The bottom line is that there is no economic reopening without an increase in supply chain/industrial transport activity. This makes Union Pacific levered to autos, soybeans, lumber, oil, all of which should see increased demand as economic activity accelerates. Union Pacific's leading market position and significant pricing power will allow the company to offset inflationary pressures and the strong rebound that we are seeing in the end markets of the company's main customers supports management's view of mid-single digit volume increases in 2021.
We are starting relatively small in UNP as we want to leave room to scale into the position over time. Cyclically oriented stocks like UNP have been extremely resilient to the recent rise in interest rates as investors have rotated out of tech and into more "value-based" names. Should this great bifurcation reverse and work against UNP in the near-term, we will happily scale deeper into this position.

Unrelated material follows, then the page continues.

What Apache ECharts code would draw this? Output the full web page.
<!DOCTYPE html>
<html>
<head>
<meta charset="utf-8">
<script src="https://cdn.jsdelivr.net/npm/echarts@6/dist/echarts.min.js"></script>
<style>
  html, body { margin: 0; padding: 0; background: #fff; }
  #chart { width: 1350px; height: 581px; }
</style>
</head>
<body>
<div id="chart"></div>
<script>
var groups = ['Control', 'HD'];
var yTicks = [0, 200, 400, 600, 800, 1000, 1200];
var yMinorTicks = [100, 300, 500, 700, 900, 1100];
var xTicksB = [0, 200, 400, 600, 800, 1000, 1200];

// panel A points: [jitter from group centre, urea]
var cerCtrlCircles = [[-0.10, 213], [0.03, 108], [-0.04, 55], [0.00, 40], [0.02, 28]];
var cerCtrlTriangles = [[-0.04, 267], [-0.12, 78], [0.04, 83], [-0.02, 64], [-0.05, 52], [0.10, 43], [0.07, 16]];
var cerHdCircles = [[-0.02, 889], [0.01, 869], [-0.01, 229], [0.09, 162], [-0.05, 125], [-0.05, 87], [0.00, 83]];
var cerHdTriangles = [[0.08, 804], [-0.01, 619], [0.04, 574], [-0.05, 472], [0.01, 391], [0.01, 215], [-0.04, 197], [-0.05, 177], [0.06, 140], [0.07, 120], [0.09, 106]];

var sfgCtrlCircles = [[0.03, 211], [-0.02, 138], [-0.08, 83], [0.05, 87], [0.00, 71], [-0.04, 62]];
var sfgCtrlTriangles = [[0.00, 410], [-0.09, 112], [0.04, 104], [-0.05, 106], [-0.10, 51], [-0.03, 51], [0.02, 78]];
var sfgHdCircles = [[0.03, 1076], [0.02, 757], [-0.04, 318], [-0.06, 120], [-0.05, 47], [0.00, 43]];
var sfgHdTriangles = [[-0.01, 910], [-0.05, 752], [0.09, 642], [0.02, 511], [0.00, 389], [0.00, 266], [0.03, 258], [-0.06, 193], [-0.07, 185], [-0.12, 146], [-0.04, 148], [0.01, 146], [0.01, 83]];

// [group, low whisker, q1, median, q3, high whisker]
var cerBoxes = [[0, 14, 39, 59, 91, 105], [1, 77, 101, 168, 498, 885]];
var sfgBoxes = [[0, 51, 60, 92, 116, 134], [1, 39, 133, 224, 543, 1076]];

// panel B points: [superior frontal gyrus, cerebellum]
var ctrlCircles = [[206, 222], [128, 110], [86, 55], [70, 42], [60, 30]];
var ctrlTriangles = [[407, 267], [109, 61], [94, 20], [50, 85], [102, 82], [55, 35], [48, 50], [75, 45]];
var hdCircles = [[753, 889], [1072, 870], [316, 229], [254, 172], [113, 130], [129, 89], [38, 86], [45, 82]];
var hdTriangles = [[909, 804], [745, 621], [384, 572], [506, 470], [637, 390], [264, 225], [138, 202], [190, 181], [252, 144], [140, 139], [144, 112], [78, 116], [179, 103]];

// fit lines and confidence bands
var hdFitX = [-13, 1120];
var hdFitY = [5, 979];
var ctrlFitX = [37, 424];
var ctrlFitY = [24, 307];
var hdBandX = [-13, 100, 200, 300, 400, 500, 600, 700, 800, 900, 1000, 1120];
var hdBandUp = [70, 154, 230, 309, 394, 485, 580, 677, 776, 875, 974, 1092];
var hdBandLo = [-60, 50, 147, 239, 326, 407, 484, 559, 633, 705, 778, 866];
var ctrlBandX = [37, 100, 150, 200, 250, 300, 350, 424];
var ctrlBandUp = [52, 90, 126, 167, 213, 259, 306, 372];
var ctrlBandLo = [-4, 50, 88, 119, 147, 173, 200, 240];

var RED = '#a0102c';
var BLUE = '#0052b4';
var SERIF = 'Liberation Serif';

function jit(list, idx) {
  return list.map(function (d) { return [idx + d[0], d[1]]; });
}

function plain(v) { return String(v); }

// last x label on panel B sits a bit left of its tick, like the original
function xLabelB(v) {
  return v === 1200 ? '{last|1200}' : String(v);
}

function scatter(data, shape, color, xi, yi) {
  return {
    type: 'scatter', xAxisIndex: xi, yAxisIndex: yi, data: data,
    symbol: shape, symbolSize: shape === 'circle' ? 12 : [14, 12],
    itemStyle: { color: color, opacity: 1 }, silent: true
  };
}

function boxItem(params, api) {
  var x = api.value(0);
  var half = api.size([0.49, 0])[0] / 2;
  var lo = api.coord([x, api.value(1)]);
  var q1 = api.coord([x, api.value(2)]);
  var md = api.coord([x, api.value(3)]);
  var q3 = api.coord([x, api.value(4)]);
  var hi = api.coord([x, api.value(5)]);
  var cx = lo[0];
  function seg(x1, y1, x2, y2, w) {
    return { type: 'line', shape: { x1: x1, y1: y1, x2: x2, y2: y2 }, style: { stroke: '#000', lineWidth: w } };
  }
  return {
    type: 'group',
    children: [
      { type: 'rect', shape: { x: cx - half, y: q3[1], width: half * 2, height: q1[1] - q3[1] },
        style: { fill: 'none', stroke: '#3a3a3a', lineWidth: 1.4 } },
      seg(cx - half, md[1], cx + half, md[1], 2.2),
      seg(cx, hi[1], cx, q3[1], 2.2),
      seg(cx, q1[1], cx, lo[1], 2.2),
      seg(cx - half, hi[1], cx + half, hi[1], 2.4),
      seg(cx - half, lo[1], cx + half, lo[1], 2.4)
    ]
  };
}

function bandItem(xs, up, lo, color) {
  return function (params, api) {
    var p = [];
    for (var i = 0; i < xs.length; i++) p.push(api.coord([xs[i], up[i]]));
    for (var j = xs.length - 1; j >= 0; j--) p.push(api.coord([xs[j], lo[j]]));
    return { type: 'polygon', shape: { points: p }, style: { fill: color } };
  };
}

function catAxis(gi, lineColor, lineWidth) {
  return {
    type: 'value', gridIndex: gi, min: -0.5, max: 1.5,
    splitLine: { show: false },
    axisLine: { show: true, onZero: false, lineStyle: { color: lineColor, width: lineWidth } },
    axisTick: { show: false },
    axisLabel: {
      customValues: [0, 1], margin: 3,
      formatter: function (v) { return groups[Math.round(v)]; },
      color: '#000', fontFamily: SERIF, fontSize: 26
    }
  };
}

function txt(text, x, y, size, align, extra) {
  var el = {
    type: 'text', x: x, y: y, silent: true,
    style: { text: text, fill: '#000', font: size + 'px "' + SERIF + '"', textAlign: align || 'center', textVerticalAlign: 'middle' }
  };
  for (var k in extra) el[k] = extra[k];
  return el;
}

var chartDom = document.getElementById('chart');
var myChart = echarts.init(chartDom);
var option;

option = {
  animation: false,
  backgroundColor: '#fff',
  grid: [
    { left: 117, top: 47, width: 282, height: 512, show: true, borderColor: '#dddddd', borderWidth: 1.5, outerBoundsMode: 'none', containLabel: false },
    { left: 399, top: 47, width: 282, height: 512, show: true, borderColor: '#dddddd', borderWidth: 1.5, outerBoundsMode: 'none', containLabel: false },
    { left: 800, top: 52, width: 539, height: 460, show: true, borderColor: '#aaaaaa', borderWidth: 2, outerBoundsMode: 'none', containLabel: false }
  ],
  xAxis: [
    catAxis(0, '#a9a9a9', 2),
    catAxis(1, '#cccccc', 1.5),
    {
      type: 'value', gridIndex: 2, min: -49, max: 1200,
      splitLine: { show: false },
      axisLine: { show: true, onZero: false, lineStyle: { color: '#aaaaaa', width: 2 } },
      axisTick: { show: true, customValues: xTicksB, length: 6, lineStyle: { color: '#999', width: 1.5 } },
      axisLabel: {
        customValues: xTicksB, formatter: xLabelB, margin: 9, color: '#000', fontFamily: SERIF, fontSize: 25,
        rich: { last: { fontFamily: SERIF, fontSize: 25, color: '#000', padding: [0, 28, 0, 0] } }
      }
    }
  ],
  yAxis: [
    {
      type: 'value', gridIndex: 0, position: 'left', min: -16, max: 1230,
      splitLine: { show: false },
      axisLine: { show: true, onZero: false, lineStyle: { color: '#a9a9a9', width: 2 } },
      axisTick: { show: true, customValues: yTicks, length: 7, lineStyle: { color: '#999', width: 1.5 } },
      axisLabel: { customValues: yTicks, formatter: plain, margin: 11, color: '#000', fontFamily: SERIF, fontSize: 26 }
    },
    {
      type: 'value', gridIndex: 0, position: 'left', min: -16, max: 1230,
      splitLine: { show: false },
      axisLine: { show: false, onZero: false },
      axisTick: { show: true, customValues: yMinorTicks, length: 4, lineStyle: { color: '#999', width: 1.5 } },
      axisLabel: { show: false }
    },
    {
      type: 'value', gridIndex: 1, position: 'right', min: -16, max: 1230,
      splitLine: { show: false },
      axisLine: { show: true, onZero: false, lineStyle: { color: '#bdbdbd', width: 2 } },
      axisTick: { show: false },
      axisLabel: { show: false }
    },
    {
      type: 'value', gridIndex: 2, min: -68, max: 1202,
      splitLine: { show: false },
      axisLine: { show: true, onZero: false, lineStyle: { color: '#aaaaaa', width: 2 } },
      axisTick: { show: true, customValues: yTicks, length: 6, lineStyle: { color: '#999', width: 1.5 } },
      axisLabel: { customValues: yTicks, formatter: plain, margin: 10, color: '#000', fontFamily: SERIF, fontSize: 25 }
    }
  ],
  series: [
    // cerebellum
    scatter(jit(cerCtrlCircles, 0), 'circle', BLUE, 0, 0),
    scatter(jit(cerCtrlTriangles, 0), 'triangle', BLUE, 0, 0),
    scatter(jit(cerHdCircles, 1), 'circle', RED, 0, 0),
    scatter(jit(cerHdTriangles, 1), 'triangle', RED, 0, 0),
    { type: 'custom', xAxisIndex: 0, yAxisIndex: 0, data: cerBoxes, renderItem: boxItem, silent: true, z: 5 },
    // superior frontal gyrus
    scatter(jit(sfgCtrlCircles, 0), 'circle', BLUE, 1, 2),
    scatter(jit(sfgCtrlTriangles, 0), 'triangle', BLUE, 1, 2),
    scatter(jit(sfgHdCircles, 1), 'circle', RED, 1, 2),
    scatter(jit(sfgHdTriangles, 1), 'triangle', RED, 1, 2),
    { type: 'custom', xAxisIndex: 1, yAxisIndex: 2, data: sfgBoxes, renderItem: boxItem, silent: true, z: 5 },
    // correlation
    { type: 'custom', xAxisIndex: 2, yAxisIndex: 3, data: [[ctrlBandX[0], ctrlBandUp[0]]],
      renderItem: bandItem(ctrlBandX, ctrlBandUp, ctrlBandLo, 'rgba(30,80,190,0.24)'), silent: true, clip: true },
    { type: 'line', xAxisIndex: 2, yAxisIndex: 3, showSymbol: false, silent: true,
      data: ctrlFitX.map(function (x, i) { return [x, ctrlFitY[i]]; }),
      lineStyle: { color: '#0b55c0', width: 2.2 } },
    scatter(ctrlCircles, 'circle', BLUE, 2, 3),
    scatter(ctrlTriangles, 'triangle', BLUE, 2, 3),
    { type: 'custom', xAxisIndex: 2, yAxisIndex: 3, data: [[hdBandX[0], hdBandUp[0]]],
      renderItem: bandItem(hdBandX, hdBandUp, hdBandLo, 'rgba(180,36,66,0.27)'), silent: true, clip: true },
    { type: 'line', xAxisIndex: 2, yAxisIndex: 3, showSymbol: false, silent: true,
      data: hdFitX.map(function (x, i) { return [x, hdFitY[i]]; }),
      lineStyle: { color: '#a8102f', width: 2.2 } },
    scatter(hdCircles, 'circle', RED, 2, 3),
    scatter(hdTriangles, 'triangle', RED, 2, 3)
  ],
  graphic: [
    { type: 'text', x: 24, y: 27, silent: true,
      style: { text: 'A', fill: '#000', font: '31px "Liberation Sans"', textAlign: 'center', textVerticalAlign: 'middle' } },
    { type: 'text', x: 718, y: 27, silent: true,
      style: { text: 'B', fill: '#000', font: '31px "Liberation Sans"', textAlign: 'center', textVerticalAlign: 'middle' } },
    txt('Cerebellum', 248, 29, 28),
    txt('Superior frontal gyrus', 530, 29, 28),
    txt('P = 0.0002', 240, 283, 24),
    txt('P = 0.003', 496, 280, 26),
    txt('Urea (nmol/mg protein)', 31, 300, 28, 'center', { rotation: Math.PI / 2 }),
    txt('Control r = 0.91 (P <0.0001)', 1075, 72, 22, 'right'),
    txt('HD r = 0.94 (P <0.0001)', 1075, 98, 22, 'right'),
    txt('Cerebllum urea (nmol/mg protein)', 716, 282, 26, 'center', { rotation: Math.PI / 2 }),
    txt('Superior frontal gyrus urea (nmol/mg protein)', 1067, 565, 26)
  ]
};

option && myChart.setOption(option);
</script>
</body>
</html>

We are initiating the position with a $240 price target, which reflects roughly 25x 2022 consensus EPS estimates. This is a rich multiple relative to the company's historical average, but we think the company's earnings power is likely underappreciated and the "E" will prove to be higher based on the fact that expectations for economic growth are rising fast.
Watching Tech
As for tech, we are watching names closely in the Tuesday rebound but are currently sitting on our hands as we are hesitant to pay up multiple percent on a single day in a volatile market. If we see the tech-heavy Nasdaq lose some later in the afternoon, we will be ready to pick at one or two of some of our favorite names in the portfolio like One-rated Salesforce (CRM) or even Two-rated Alphabet (GOOGL) or Marvell Technology (MRVL) .

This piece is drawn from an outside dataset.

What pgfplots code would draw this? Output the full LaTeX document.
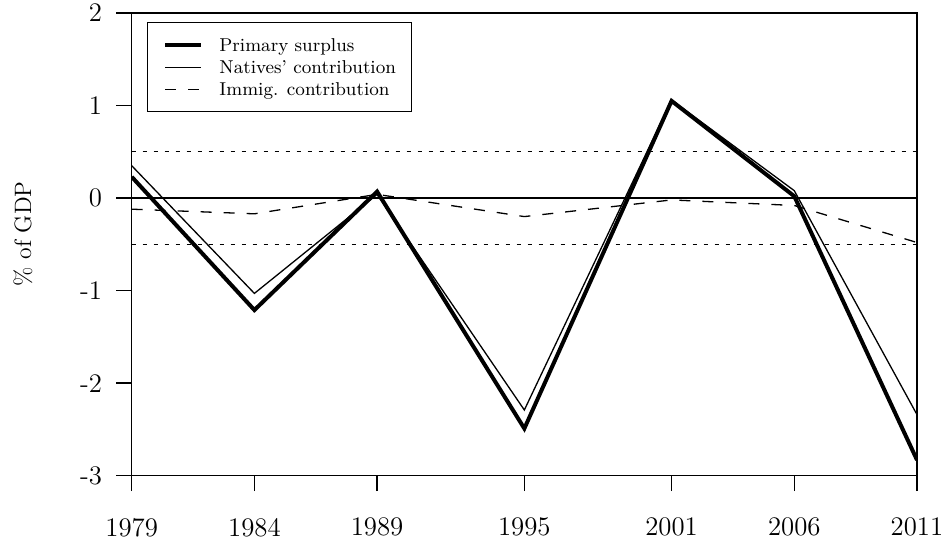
\documentclass[border=0pt]{standalone}
\usepackage{pgfplots}
\pgfplotsset{compat=1.18}
\begin{document}
\begin{tikzpicture}
\useasboundingbox (-65.85pt,-32.65pt) rectangle (406.15pt,237.85pt);
\begin{axis}[
  at={(0pt,0pt)}, anchor=south west,
  scale only axis,
  width=392.65pt, height=231.35pt,
  xmin=1979, xmax=2011, ymin=-3, ymax=2,
  xtick={1979,1984,1989,1995,2001,2006,2011},
  xticklabels={1979,1984,1989,1995,2001,2006,2011},
  ytick={-3,-2,-1,0,1,2},
  yticklabels={-3,-2,-1,0,1,2},
  xtick pos=left, ytick pos=left,
  tick align=outside,
  major tick length=7.75pt,
  tick style={black, line width=0.7pt},
  axis line style={black, line width=0.7pt},
  ticklabel style={font=\fontsize{13.4}{16}\selectfont},
  xticklabel shift=9.9pt,
  yticklabel shift=3.6pt,
  ylabel={\% of GDP},
  ylabel style={font=\fontsize{11.85}{14}\selectfont, at={(axis description cs:-0.1384,0.5224)}, anchor=center, rotate=0},
  legend cell align=left,
  legend image code/.code={\draw[#1] (0pt,0pt) -- (18pt,0pt);},
  legend style={at={(axis description cs:0,1)}, anchor=north west, xshift=7.8pt, yshift=-4.65pt,
    font=\fontsize{9.3}{11}\selectfont, draw=black, line width=0.5pt, fill=white,
    inner xsep=7.85pt, inner ysep=5.7pt, row sep=0pt,
    nodes={inner sep=0pt, text height=8.8pt, text depth=2.2pt},
    cells={anchor=west},
    /tikz/every odd column/.append style={column sep=8pt}},
]
\addplot[black, line width=2pt, line join=miter] coordinates {
  (1979,0.23) (1984,-1.21) (1989,0.07) (1995,-2.49) (2001,1.05) (2006,0.02) (2011,-2.83)};
\addlegendentry{Primary surplus}
\addplot[black, line width=0.65pt, line join=miter] coordinates {
  (1979,0.35) (1984,-1.03) (1989,0.04) (1995,-2.29) (2001,1.06) (2006,0.08) (2011,-2.34)};
\addlegendentry{Natives' contribution}
\addplot[black, line width=0.65pt, dash pattern=on 5.5pt off 6pt] coordinates {
  (1979,-0.12) (1984,-0.17) (1989,0.04) (1995,-0.20) (2001,-0.02) (2006,-0.08) (2011,-0.48)};
\addlegendentry{Immig. contribution}
\addplot[black, line width=0.7pt, forget plot] coordinates {(1979,0) (2011,0)};
\addplot[black, line width=0.6pt, dash pattern=on 2pt off 3.5pt, forget plot] coordinates {(1979,0.5) (2011,0.5)};
\addplot[black, line width=0.6pt, dash pattern=on 2pt off 3.5pt, forget plot] coordinates {(1979,-0.5) (2011,-0.5)};
\end{axis}
\end{tikzpicture}
\end{document}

As for those Twos, GOOGL is on our radar because it is a reopening stock that we think does not deserve to be 5% off its highs (before today's move) with the return of travel advertisements. The multiple is also getting very attractive here at just 29x 2021 EPS estimates.
In the case of MRVL, we sold a huge chunk of our position ahead of the quarter in our Alert here and we like the fact that an analyst who has been on the sidelines upgraded their rating yesterday citing an "appealing" risk-reward.